*Exercise description*:
Reproduce the listing below from the line with "Emit a web page" to the line with "var width = 985, height = 411;", both lines included, character for character, minus any pictures.
# Start of Material to process
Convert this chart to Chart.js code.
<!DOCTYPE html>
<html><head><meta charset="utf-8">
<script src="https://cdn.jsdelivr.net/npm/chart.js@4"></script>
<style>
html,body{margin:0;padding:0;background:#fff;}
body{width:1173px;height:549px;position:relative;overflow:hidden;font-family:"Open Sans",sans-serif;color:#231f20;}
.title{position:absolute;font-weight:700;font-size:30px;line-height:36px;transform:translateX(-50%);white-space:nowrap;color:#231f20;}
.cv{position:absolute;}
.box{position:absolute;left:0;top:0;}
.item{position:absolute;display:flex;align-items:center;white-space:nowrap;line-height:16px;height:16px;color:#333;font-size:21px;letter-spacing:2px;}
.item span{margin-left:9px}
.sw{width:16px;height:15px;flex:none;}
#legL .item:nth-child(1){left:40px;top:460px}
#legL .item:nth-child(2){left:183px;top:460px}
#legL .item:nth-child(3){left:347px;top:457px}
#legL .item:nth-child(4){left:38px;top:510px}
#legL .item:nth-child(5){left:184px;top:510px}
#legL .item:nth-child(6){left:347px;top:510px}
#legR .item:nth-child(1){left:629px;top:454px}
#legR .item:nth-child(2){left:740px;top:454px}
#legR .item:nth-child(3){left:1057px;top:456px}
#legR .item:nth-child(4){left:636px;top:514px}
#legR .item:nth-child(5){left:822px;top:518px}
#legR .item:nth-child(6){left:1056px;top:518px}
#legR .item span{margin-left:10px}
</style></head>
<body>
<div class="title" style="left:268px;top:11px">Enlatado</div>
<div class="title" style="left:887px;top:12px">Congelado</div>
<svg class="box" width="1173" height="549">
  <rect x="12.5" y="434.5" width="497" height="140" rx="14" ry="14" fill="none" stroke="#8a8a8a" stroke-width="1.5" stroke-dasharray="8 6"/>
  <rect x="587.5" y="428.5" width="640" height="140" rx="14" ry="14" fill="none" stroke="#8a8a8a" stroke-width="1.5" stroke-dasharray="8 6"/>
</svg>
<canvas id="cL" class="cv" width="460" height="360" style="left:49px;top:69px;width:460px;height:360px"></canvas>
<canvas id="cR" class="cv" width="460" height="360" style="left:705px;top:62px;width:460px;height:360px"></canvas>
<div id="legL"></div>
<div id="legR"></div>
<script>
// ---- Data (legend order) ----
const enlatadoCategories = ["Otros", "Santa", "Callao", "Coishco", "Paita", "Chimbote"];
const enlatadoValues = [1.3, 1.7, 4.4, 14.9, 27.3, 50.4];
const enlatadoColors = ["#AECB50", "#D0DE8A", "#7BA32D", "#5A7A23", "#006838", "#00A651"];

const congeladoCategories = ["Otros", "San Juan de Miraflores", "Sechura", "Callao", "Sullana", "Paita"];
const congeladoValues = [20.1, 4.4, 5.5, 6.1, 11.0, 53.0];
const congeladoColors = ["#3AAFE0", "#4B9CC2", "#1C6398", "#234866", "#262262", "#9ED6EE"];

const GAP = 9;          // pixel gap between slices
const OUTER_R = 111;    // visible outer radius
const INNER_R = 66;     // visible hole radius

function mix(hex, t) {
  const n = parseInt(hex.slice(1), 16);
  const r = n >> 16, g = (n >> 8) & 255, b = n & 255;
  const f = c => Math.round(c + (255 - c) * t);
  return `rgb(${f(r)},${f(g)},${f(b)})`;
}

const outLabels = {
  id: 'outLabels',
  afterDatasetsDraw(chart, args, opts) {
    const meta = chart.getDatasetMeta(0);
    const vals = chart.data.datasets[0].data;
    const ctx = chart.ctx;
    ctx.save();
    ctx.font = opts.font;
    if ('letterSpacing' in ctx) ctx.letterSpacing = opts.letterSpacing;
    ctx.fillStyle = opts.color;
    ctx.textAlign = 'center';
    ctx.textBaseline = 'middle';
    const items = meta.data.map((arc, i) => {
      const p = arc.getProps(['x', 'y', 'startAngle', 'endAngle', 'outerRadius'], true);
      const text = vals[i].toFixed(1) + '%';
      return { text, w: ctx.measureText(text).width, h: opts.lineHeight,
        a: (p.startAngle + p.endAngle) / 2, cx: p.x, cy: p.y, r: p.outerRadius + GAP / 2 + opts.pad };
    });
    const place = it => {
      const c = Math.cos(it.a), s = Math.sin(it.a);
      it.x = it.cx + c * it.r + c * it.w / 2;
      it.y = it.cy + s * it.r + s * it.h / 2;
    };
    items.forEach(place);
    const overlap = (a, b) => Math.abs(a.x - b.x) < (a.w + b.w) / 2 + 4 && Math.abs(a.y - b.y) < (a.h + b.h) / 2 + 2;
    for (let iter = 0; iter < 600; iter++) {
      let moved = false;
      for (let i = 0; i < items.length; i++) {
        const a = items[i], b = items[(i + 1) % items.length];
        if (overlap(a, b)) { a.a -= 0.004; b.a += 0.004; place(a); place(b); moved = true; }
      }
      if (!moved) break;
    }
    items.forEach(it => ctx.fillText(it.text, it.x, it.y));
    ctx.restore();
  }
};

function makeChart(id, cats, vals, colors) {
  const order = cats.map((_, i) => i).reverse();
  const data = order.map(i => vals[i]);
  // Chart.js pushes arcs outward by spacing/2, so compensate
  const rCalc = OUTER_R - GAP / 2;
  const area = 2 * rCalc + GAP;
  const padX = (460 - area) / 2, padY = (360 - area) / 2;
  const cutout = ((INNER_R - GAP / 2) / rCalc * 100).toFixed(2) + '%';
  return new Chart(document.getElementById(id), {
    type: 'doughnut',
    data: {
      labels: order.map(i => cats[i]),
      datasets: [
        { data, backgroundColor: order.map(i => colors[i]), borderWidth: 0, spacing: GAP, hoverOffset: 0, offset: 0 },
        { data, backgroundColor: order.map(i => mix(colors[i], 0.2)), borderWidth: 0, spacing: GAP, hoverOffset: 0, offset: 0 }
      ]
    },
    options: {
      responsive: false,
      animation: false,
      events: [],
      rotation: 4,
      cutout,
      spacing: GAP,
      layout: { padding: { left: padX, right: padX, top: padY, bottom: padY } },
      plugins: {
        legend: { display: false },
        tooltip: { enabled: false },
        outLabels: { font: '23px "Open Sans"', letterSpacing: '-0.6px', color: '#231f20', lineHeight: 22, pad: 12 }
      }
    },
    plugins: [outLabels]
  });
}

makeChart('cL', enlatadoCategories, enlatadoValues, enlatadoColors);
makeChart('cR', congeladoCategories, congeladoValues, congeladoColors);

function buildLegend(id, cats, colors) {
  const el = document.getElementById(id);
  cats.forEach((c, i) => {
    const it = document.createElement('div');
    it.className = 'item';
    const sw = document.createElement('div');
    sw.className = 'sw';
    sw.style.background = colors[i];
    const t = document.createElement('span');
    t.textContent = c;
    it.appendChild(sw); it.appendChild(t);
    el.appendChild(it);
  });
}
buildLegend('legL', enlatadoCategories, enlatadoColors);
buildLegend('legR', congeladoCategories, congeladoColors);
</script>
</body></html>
# End of Material to process
# Start of Material to process
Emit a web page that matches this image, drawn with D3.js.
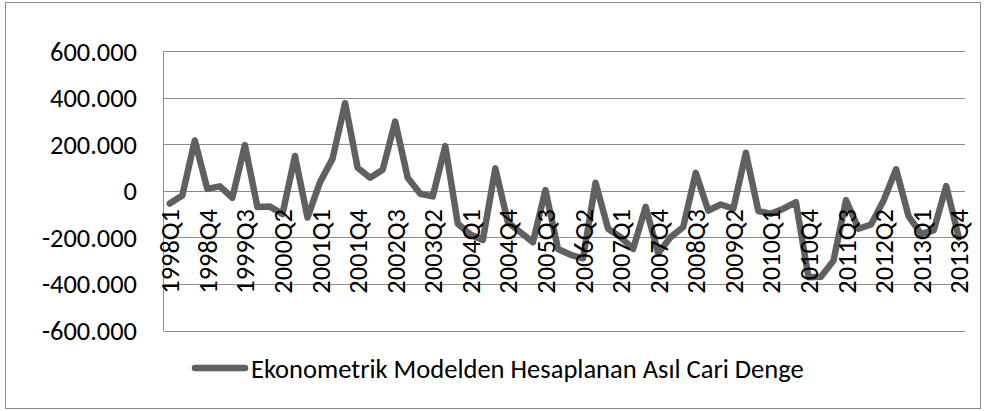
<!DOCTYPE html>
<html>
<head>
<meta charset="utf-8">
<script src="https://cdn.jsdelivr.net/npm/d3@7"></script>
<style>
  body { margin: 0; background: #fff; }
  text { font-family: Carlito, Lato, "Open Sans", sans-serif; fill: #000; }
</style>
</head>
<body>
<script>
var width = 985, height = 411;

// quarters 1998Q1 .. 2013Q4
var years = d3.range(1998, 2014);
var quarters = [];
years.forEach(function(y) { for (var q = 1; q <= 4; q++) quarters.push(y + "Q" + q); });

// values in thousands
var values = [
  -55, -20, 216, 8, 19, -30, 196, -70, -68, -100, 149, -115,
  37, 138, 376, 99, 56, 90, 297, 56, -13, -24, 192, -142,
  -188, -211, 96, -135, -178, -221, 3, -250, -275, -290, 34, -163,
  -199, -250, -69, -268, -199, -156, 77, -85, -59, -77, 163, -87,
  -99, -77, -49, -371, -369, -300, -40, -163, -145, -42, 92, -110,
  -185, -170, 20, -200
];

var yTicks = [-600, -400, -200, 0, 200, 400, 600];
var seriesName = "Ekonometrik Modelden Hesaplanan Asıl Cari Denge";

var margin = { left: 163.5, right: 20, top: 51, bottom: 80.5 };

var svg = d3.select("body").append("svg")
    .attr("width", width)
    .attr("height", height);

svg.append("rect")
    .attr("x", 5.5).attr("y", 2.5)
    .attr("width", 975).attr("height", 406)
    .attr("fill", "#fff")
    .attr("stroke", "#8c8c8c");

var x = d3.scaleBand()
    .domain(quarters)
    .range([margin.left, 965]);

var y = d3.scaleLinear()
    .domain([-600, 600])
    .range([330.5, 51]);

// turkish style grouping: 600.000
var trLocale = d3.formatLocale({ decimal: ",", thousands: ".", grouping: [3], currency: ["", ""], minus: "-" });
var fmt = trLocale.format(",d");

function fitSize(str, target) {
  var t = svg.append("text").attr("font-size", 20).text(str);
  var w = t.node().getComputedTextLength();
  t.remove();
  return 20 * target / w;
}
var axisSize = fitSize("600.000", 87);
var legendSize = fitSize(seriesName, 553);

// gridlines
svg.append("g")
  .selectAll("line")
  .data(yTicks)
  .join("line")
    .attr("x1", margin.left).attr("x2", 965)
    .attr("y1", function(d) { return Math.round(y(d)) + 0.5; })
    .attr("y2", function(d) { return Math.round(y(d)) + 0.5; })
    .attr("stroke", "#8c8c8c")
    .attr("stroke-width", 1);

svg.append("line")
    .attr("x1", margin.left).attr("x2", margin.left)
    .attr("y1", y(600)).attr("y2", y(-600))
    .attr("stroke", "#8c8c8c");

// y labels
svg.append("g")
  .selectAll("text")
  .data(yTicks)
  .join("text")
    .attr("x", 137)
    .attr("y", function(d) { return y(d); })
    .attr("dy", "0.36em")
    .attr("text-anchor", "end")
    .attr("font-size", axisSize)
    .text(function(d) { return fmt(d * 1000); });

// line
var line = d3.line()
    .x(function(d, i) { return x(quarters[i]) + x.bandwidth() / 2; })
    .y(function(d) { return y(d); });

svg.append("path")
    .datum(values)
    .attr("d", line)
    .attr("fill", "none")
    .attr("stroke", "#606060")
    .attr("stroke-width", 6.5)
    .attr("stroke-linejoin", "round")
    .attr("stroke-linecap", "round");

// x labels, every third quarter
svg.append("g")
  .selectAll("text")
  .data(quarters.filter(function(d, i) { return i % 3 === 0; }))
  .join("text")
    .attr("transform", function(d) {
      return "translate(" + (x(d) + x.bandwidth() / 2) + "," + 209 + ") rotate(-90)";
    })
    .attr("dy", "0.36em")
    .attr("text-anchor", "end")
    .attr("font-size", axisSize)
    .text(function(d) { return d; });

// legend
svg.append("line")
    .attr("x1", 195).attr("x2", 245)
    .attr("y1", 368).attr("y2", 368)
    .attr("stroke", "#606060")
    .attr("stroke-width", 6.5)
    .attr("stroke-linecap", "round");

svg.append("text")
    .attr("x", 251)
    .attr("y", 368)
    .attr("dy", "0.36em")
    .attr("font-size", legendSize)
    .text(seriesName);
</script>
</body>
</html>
# End of Material to process
*Solution for this exercise*:
Emit a web page that matches this image, drawn with D3.js.
<!DOCTYPE html>
<html>
<head>
<meta charset="utf-8">
<script src="https://cdn.jsdelivr.net/npm/d3@7"></script>
<style>
  body { margin: 0; background: #fff; }
  text { font-family: Carlito, Lato, "Open Sans", sans-serif; fill: #000; }
</style>
</head>
<body>
<script>
var width = 985, height = 411;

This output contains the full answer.